Over the years people from the Indian subcontinent migrated to the UK. They often arrived with a lack of skills. The Hindu element worked hard, went to school and became British. The Muslims pretty much stayed poor and unassimilated. Interestingly enough, the subway bombers were better educated and better off then run of the mill “Asian

Nov 4, 2005 - 8:50 pm 67. thibaud:

Jerry – if this were about islam, then we’d be seeing attacks on jews and synagogues. Not one such attack reported yet. Try again.

As to your rather hilarious notion that secularism is destroying Europe– a notion you share to a T with the islamists, btw– try visiting today’s very secular, very wealthy Ireland, and then read any of the dozens of (very well-written) accounts of the hellhole that was the Church- and priest-dominated, pisspoor Ireland that prevailed well into the 1980s. And then tell us which Ireland is more stable, prosperous, confident, and sane. Hint: it wasn’t the Ireland in which pregnant girls used to cross the Irish Sea for their abortions.

Nov 4, 2005 - 9:17 pm 68. jerry:

Thibaud:

Please tell my why it is only the Muslim poor who are rioting and not Black African Christians from the former French colonies who also poor? Why is it that Hindu’s assimilated in England but not the Paksistanis? Why were the 19 hijackers at least middle class and educated? Why were the London bombers educated, not poor and to large degree apparently assimilated? What makes those who have all the Coca Cola and blue jeans they need become suicide bombers? You have no answer because you have no values.

Finally, in case you haven’t heard, Muslims attack Jews all the time. This about who controls the neighborhood Islam or the Government.

Nov 4, 2005 - 9:40 pm 69. thibaud:

Jerry,

Why were the 19 hijackers at least middle class and educated?

Because those yuppies, unlike the impoverished rioters we’re seeing now, were totally uninterested in jobs or economics or assimilation. They were jihadists. The kids rioting in the projects today are not. Thanks for making my point.

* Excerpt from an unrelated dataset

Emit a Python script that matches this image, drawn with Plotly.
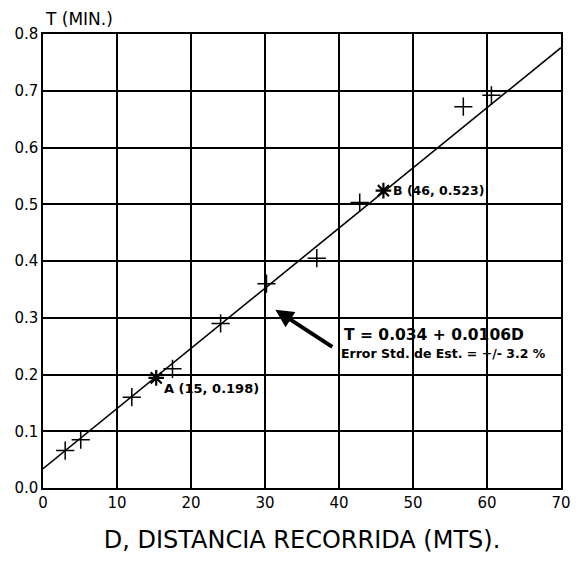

Jerry, there’s utterly no evidence that islamists are driving these acts, which are totally uncoordinated, pointless, spontaneous, adolescent, dumb. It’s really all about access to jobs and being treated like equals rather than pariahs, aka n*ggers.

Nov 4, 2005 - 10:23 pm 70. PeterUK:

“It’s really all about access to jobs and being treated like equals rather than pariahs, aka n*ggers.”

What jobs would these people accept that could reward them as much as drugs and crime? To quote a teacher who works with,”special needs” immigrant youths.”Several of mine(students)have been shot,but what can I offer them when their older brothers drive around in BMWs have girls on the street, earn(sic) as much in a month as I do in a year?”..”Work hard and you can be like me?”

First,they have to weened off their habits,criminal proclivities curbed,a basic lifestyle discipline instilled,then you can begin to educate them.Many will never rise above menial jobs,so they have to be kept interested,after all there is another option.It is worth bearing in mind that they are not used to taking orders,unless there is a real or implied sanction.

It has to been borme in mind that these young men have an adolescent macho respect culture to the nth degree,this is enhanced by their culture,the patriarchical societal structure of North Africa and the Middle East in general.

That culture precludes the civilising effect of women,yes the young men avail themselves of the host societies more open sexual mores,but their culture causes them to despise the girls they use.

When the youths do eventually marry,it is within the closed community to which they belong.